In August, a core developer rewrote the proposal’s code and requested its addition to Bitcoin’s codebase, reigniting the debate over the merits of the change
The Bitcoin community is engaged in a debate over the addition of sidechains—secondary blockchains built on top of the Bitcoin network—proposed in a BIP six years ago.
Some believe that adding sidechains would bring new users and use cases to the Bitcoin network, while opponents warn that it could expose the network to new scams and vulnerabilities.
Meanwhile, one developer claims to have found a way to achieve the same goal without needing a soft fork of the Bitcoin blockchain.
The creator of BIP-300 and the founder of LayerTwo Labs, Paul Sztorc, who raised $3 million in December, has explained that the sidechains proposed in BIP-300 would allow Bitcoin to move onto these sidechains and be used to create new altcoins.
On August 22, Luke Dashjr, a Bitcoin core developer, announced that he had rewritten the proposal’s code and requested its addition to the Bitcoin codebase, reigniting the debate over BIP-300.
The BIP-300 proposal would also require a soft fork of the Bitcoin network. The Taproot soft fork is a successful example of this process and led to the launch of Ordinals and BRC-20 tokens.
In a September 10 post on X, Maxim Orlovsky, the CEO of Pandora, announced that he had been able to create a two-way peg on the Bitcoin network without the need for a soft fork.
According to Orlovsky, a previous project proposal could be an alternative to BIP-300. The proposal would use Oracle, a third-party service that provides data to the blockchain, to validate the sidechains. The oracle would report the state of the sidechain to the Bitcoin network, and the protocol would then reach a consensus on whether the form is accurate.
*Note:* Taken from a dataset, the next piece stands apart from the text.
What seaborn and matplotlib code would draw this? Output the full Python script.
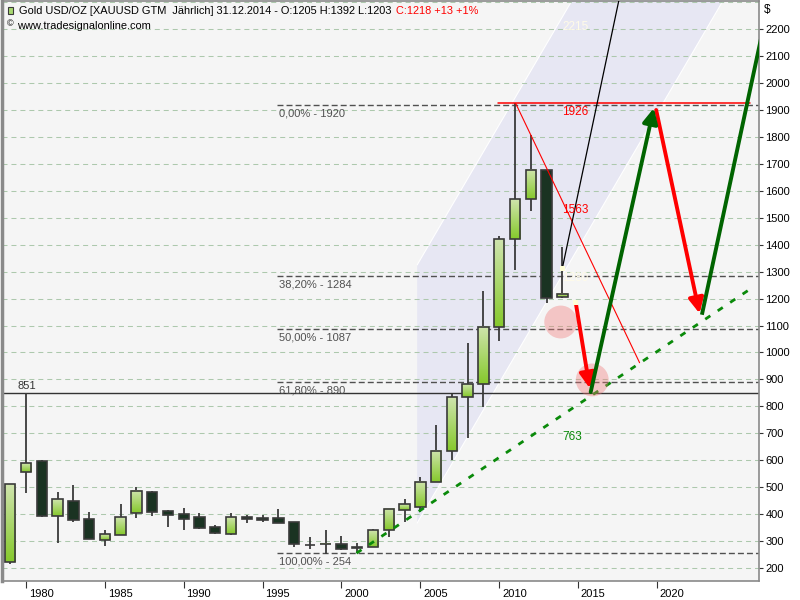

While Orlovsky’s proposal could offer an alternative to BIP-300, he is yet to provide much detail about how it would work. In his X post, he said that he would write a paper that explains the setup in a more detailed and accessible way.
Those who support BIP-300, including Sztorc, argue that Drivechains allows users to choose the level of security and consensus rules they prefer for their Bitcoin, giving them more freedom and control over their digital assets. Sztorc has also argued that there is no downside to the BIP-300 proposal, as it will allow for increased innovation.
Cory Klippsten, CEO of Swan Bitcoin, has argued that Drivechains will only increase the number of scams, potentially leading to more regulatory scrutiny and stricter regulations. Klippsten believes that this risk outweighs any potential benefits that BIP-300 might offer and that it could ultimately harm the reputation and value of Bitcoin.
Pierre Rochard, VP of research at Bitcoin mining company Riot Platforms, has criticized the BIP-300 proposal, arguing that its economic arguments rely on speculation rather than concrete engineering plans. He claims the proposal relies on wishful thinking rather than technical details and lacks a clear implementation plan.
On the other hand, supporters of BIP-300, like Dan Held, an educator in the Bitcoin space, claim that these new users and assets will be exposed to Bitcoin and its benefits, potentially leading to greater adoption and growth in the long term.
Jameson Lopp, co-founder of Bitcoin wallet provider Casa, asserts his view that sidechains do not threaten the main Bitcoin blockchain. He believes that if a sidechain demonstrates success and value, it may suggest integrating the features of the sidechain into the main Bitcoin blockchain.